What is being asked: Would you print the records below from the first line through the line containing "var yTicks = [0, 0.5, 1, 1.5, 2, 2.5];", skipping the pictures?

Items:

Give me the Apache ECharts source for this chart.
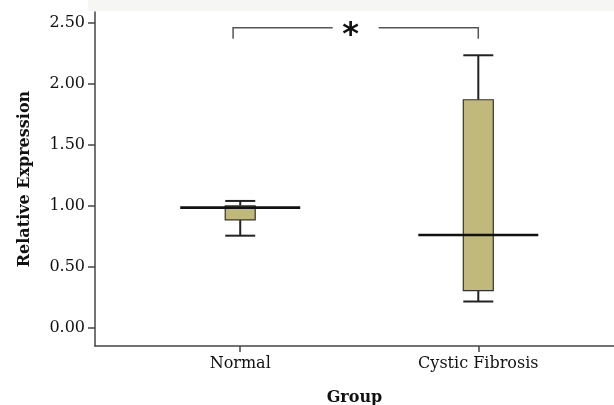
<!DOCTYPE html>
<html>
<head>
<meta charset="utf-8">
<script src="https://cdn.jsdelivr.net/npm/echarts@6/dist/echarts.min.js"></script>
<style>
  html, body { margin: 0; padding: 0; background: #fff; }
  #chart { width: 614px; height: 405px; }
</style>
</head>
<body>
<div id="chart"></div>
<script>
// groups and their x positions on the value axis
var categories = ['Normal', 'Cystic Fibrosis'];
var groupPos = [1, 2];

// box plot stats per group
var whiskerLow  = [0.755, 0.215];
var boxLow      = [0.885, 0.305];
var medians     = [0.985, 0.76];
var boxHigh     = [1.00, 1.87];
var whiskerHigh = [1.04, 2.235];

// y tick labels
var yTicks = [0, 0.5, 1, 1.5, 2, 2.5];

// significance bracket: x ends, top and leg ends, marker
var bracketX = [0.97, 2.0];
var bracketTop = 2.46;
var bracketLeg = 2.37;
var bracketMark = '*';

var boxRows = groupPos.map(function (x, i) {
    return [x, whiskerLow[i], boxLow[i], medians[i], boxHigh[i], whiskerHigh[i]];
});

var lineCol = '#222';

function renderBox(params, api) {
    var x = api.value(0);
    var wl = api.coord([x, api.value(1)]);
    var q1 = api.coord([x, api.value(2)]);
    var md = api.coord([x, api.value(3)]);
    var q3 = api.coord([x, api.value(4)]);
    var wh = api.coord([x, api.value(5)]);
    var half = 15, medHalf = 60;
    var ln = { stroke: lineCol, lineWidth: 2 };
    return {
        type: 'group',
        children: [
            { type: 'line', shape: { x1: wl[0], y1: wl[1], x2: q1[0], y2: q1[1] }, style: ln },
            { type: 'line', shape: { x1: q3[0], y1: q3[1], x2: wh[0], y2: wh[1] }, style: ln },
            { type: 'line', shape: { x1: wl[0] - half, y1: wl[1], x2: wl[0] + half, y2: wl[1] }, style: ln },
            { type: 'line', shape: { x1: wh[0] - half, y1: wh[1], x2: wh[0] + half, y2: wh[1] }, style: ln },
            {
                type: 'rect',
                shape: { x: q3[0] - half, y: q3[1], width: half * 2, height: q1[1] - q3[1] },
                style: { fill: '#c0b97b', stroke: '#333', lineWidth: 1.2 }
            },
            {
                type: 'line',
                shape: { x1: md[0] - medHalf, y1: md[1], x2: md[0] + medHalf, y2: md[1] },
                style: { stroke: '#111', lineWidth: 2.6 }
            }
        ]
    };
}

function renderBracket(params, api) {
    var l0 = api.coord([api.value(0), api.value(3)]);
    var l1 = api.coord([api.value(0), api.value(2)]);
    var r1 = api.coord([api.value(1), api.value(2)]);
    var r0 = api.coord([api.value(1), api.value(3)]);
    var mid = (l1[0] + r1[0]) / 2;
    var gap = 23;
    var st = { stroke: '#555', lineWidth: 1.5, fill: null };
    return {
        type: 'group',
        children: [
            { type: 'polyline', shape: { points: [l0, l1, [mid - gap, l1[1]]] }, style: st },
            { type: 'polyline', shape: { points: [[mid + gap, r1[1]], r1, r0] }, style: st },
            {
                type: 'text',
                style: {
                    x: mid - 5, y: l1[1] + 8, text: bracketMark,
                    font: 'bold 32px "DejaVu Sans"', fill: '#111',
                    align: 'center', verticalAlign: 'middle'
                }
            }
        ]
    };
}

var chart = echarts.init(document.getElementById('chart'));
chart.setOption({
    backgroundColor: '#fff',
    animation: false,
    graphic: [{
        type: 'rect', left: 88, top: 0, z: -10,
        shape: { width: 526, height: 11 },
        style: { fill: '#f6f6f4' }
    }],
    grid: { left: 95, right: 0, top: 12, bottom: 59, outerBoundsMode: 'none' },
    xAxis: {
        type: 'value',
        min: 0.39, max: 2.57,
        name: 'Group', nameLocation: 'middle', nameGap: 44,
        nameTextStyle: { fontFamily: 'DejaVu Serif', fontWeight: 'bold', fontSize: 16, color: '#111' },
        axisLine: { show: true, onZero: false, lineStyle: { color: '#444', width: 1.5 } },
        axisTick: { show: true, length: 6, customValues: groupPos, lineStyle: { color: '#444', width: 1.5 } },
        axisLabel: {
            customValues: groupPos, margin: 10,
            fontFamily: 'DejaVu Serif', fontSize: 16, color: '#111',
            formatter: function (v) { return categories[groupPos.indexOf(v)] || ''; }
        },
        splitLine: { show: false }
    },
    yAxis: {
        type: 'value',
        min: -0.15, max: 2.59,
        name: 'Relative Expression', nameLocation: 'middle', nameGap: 62,
        nameTextStyle: { fontFamily: 'DejaVu Serif', fontWeight: 'bold', fontSize: 16, color: '#111' },
        axisLine: { show: true, onZero: false, lineStyle: { color: '#444', width: 1.5 } },
        axisTick: { show: true, length: 7, customValues: yTicks, lineStyle: { color: '#444', width: 1.5 } },
        axisLabel: {
            customValues: yTicks, margin: 10,
            fontFamily: 'DejaVu Serif', fontSize: 16, color: '#111',
            formatter: function (v) { return v.toFixed(2); }
        },
        splitLine: { show: false }
    },
    series: [
        {
            type: 'custom',
            renderItem: renderBox,
            encode: { x: 0, y: [1, 2, 3, 4, 5] },
            data: boxRows
        },
        {
            type: 'custom',
            renderItem: renderBracket,
            encode: { x: [0, 1], y: [2, 3] },
            data: [[bracketX[0], bracketX[1], bracketTop, bracketLeg]]
        }
    ]
});
</script>
</body>
</html>
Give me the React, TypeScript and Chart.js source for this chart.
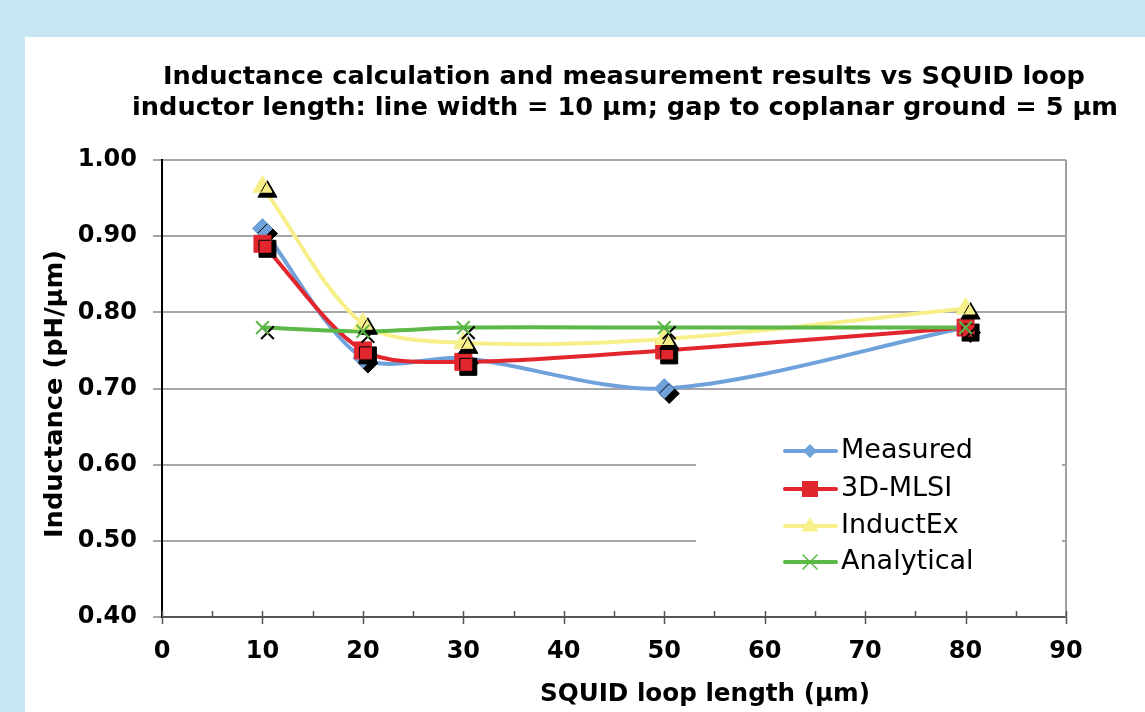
import React, { useEffect, useRef } from 'react';
import { Chart, registerables } from 'chart.js';

Chart.register(...registerables);

// ---- data ----
const xValues = [10, 20, 30, 50, 80];
const measured = [0.91, 0.74, 0.74, 0.7, 0.78];
const mlsi = [0.89, 0.75, 0.735, 0.75, 0.78];
const inductex = [0.965, 0.785, 0.76, 0.765, 0.805];
const analytical = [0.78, 0.775, 0.78, 0.78, 0.78];
const seriesNames = ['Measured', '3D-MLSI', 'InductEx', 'Analytical'];
const titleLines = [
  'Inductance calculation and measurement results vs SQUID loop',
  'inductor length: line width = 10 µm; gap to coplanar ground = 5 µm',
];
const xTitle = 'SQUID loop length (µm)';
const yTitle = 'Inductance (pH/µm)';
const xTickLabels = ['0', '10', '20', '30', '40', '50', '60', '70', '80', '90'];
const yTickLabels = ['0.40', '0.50', '0.60', '0.70', '0.80', '0.90', '1.00'];

// ---- styles ----
const colors = ['#6fa2db', '#e1262e', '#f7f08a', '#5cb947'];
const pointStyles = ['rectRot', 'rect', 'triangle', 'crossRot'];
const pointRadii = [10, 12, 11, 9];
const FONT = '"DejaVu Sans", Verdana, sans-serif';

function drawMarker(ctx: CanvasRenderingContext2D, style: string, x: number, y: number, r: number, color: string) {
  ctx.save();
  ctx.fillStyle = color;
  ctx.strokeStyle = color;
  ctx.lineWidth = 1.5;
  ctx.beginPath();
  if (style === 'rectRot') {
    ctx.moveTo(x, y - r);
    ctx.lineTo(x + r, y);
    ctx.lineTo(x, y + r);
    ctx.lineTo(x - r, y);
    ctx.closePath();
    ctx.fill();
  } else if (style === 'rect') {
    ctx.rect(x - r, y - r, 2 * r, 2 * r);
    ctx.fill();
  } else if (style === 'triangle') {
    ctx.moveTo(x, y - r);
    ctx.lineTo(x + r * 0.95, y + r * 0.6);
    ctx.lineTo(x - r * 0.95, y + r * 0.6);
    ctx.closePath();
    ctx.fill();
  } else {
    ctx.moveTo(x - r, y - r);
    ctx.lineTo(x + r, y + r);
    ctx.moveTo(x + r, y - r);
    ctx.lineTo(x - r, y + r);
    ctx.stroke();
  }
  ctx.restore();
}

// draw bold text centred at (cx, cy), stretched to a target width
function fitText(ctx: CanvasRenderingContext2D, text: string, cx: number, cy: number, size: number, width: number, rotate = 0) {
  ctx.save();
  ctx.font = `bold ${size}px ${FONT}`;
  ctx.textAlign = 'center';
  ctx.textBaseline = 'middle';
  ctx.fillStyle = '#000';
  const w = ctx.measureText(text).width;
  ctx.translate(cx, cy);
  if (rotate) ctx.rotate(rotate);
  ctx.scale(width / w, 1);
  ctx.fillText(text, 0, 0);
  ctx.restore();
}

const decorPlugin = {
  id: 'decor',
  beforeDatasetDraw(chart: any, args: any) {
    const ds = chart.data.datasets[args.index];
    if (ds.isMarker) {
      const ctx = chart.ctx;
      ctx.save();
      ctx.shadowColor = '#000';
      ctx.shadowOffsetX = 5;
      ctx.shadowOffsetY = 5;
      ctx.shadowBlur = 0;
    }
  },
  afterDatasetDraw(chart: any, args: any) {
    const ds = chart.data.datasets[args.index];
    if (ds.isMarker) chart.ctx.restore();
  },
  afterDraw(chart: any) {
    const ctx: CanvasRenderingContext2D = chart.ctx;
    const area = chart.chartArea;
    const xs = chart.scales.x;
    ctx.save();
    // right border
    ctx.strokeStyle = '#a0a0a0';
    ctx.lineWidth = 2;
    ctx.beginPath();
    ctx.moveTo(area.right, area.top);
    ctx.lineTo(area.right, area.bottom);
    ctx.stroke();
    // x ticks (major crossing, minor inside)
    ctx.strokeStyle = '#555';
    ctx.lineWidth = 1.5;
    for (let v = 0; v <= 90; v += 5) {
      const px = Math.round(xs.getPixelForValue(v)) + 0.5;
      const major = v % 10 === 0;
      ctx.beginPath();
      ctx.moveTo(px, area.bottom - 6);
      ctx.lineTo(px, major ? area.bottom + 7 : area.bottom);
      ctx.stroke();
    }
    // legend box
    ctx.fillStyle = '#fff';
    ctx.fillRect(696, 425, 366, 178);
    const rows = [451, 489, 526, 562];
    const legendR = [7, 8, 9, 7];
    seriesNames.forEach((name, i) => {
      const y = rows[i];
      ctx.strokeStyle = colors[i];
      ctx.lineWidth = 4;
      ctx.lineCap = 'round';
      ctx.beginPath();
      ctx.moveTo(785, y);
      ctx.lineTo(836, y);
      ctx.stroke();
      drawMarker(ctx, pointStyles[i], 810, y, legendR[i], colors[i]);
      ctx.fillStyle = '#000';
      ctx.font = `27px ${FONT}`;
      ctx.textAlign = 'left';
      ctx.textBaseline = 'middle';
      ctx.fillText(name, 841, y);
    });
    ctx.restore();
    // titles
    fitText(ctx, titleLines[0], 624, 77, 25.5, 922);
    fitText(ctx, titleLines[1], 625, 108, 25.5, 986);
    fitText(ctx, xTitle, 705, 695, 24.5, 330);
    fitText(ctx, yTitle, 55, 394, 25.5, 288, -Math.PI / 2);
  },
};

export default function App() {
  const ref = useRef<HTMLCanvasElement>(null);
  useEffect(() => {
    const canvas = ref.current!;
    const seriesData = [measured, mlsi, inductex, analytical];
    const lineSets = seriesData.map((vals, i) => ({
      label: seriesNames[i],
      data: xValues.map((x, k) => ({ x, y: vals[k] })),
      borderColor: colors[i],
      backgroundColor: colors[i],
      borderWidth: 4,
      tension: 0.3,
      pointRadius: 0,
      fill: false,
      order: 8 - i,
      isMarker: false,
    }));
    const markerSets = seriesData.map((vals, i) => ({
      label: seriesNames[i] + ' markers',
      data: xValues.map((x, k) => ({ x, y: vals[k] })),
      showLine: false,
      pointStyle: pointStyles[i],
      pointRadius: pointRadii[i],
      pointBackgroundColor: colors[i],
      pointBorderColor: colors[i],
      pointBorderWidth: i === 3 ? 2 : 1,
      order: 4 - i,
      isMarker: true,
    }));
    const chart = new Chart(canvas, {
      type: 'line',
      data: { datasets: [...lineSets, ...markerSets] as any },
      options: {
        animation: false,
        responsive: false,
        events: [],
        layout: { padding: { left: 0, right: 79, top: 160, bottom: 0 } },
        plugins: { legend: { display: false }, tooltip: { enabled: false }, title: { display: false } },
        scales: {
          x: {
            type: 'linear',
            min: 0,
            max: 90,
            afterFit: (s: any) => { s.height = 95; },
            afterBuildTicks: (s: any) => { s.ticks = xTickLabels.map((t) => ({ value: Number(t) })); },
            grid: { display: false, drawTicks: false },
            border: { display: true, color: '#555', width: 2 },
            ticks: {
              padding: 20,
              color: '#000',
              font: { family: FONT, weight: 'bold', size: 24 },
              callback: (v: any) => String(v),
            },
          },
          y: {
            type: 'linear',
            min: 0.4,
            max: 1.0,
            afterFit: (s: any) => { s.width = 162; },
            afterBuildTicks: (s: any) => { s.ticks = yTickLabels.map((t) => ({ value: Number(t) })); },
            grid: { color: '#a6a6a6', lineWidth: 2, tickLength: 9, tickColor: '#a6a6a6' },
            border: { display: true, color: '#000', width: 2 },
            ticks: {
              padding: 16,
              color: '#000',
              font: { family: FONT, weight: 'bold', size: 24 },
              callback: (v: any) => Number(v).toFixed(2),
            },
          },
        },
      },
      plugins: [decorPlugin],
    });
    return () => chart.destroy();
  }, []);
  return (
    <div style={{ position: 'fixed', left: 0, top: 0, width: 1145, height: 712, background: '#c8e6f2', overflow: 'hidden' }}>
      <div style={{ position: 'absolute', left: 25, top: 37, right: 0, bottom: 0, background: '#fff' }} />
      <canvas ref={ref} width={1145} height={712} style={{ position: 'absolute', left: 0, top: 0, display: 'block' }} />
    </div>
  );
}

Answer to this exercise:
Give me the Apache ECharts source for this chart.
<!DOCTYPE html>
<html>
<head>
<meta charset="utf-8">
<script src="https://cdn.jsdelivr.net/npm/echarts@6/dist/echarts.min.js"></script>
<style>
  html, body { margin: 0; padding: 0; background: #fff; }
  #chart { width: 614px; height: 405px; }
</style>
</head>
<body>
<div id="chart"></div>
<script>
// groups and their x positions on the value axis
var categories = ['Normal', 'Cystic Fibrosis'];
var groupPos = [1, 2];

// box plot stats per group
var whiskerLow  = [0.755, 0.215];
var boxLow      = [0.885, 0.305];
var medians     = [0.985, 0.76];
var boxHigh     = [1.00, 1.87];
var whiskerHigh = [1.04, 2.235];

// y tick labels
var yTicks = [0, 0.5, 1, 1.5, 2, 2.5];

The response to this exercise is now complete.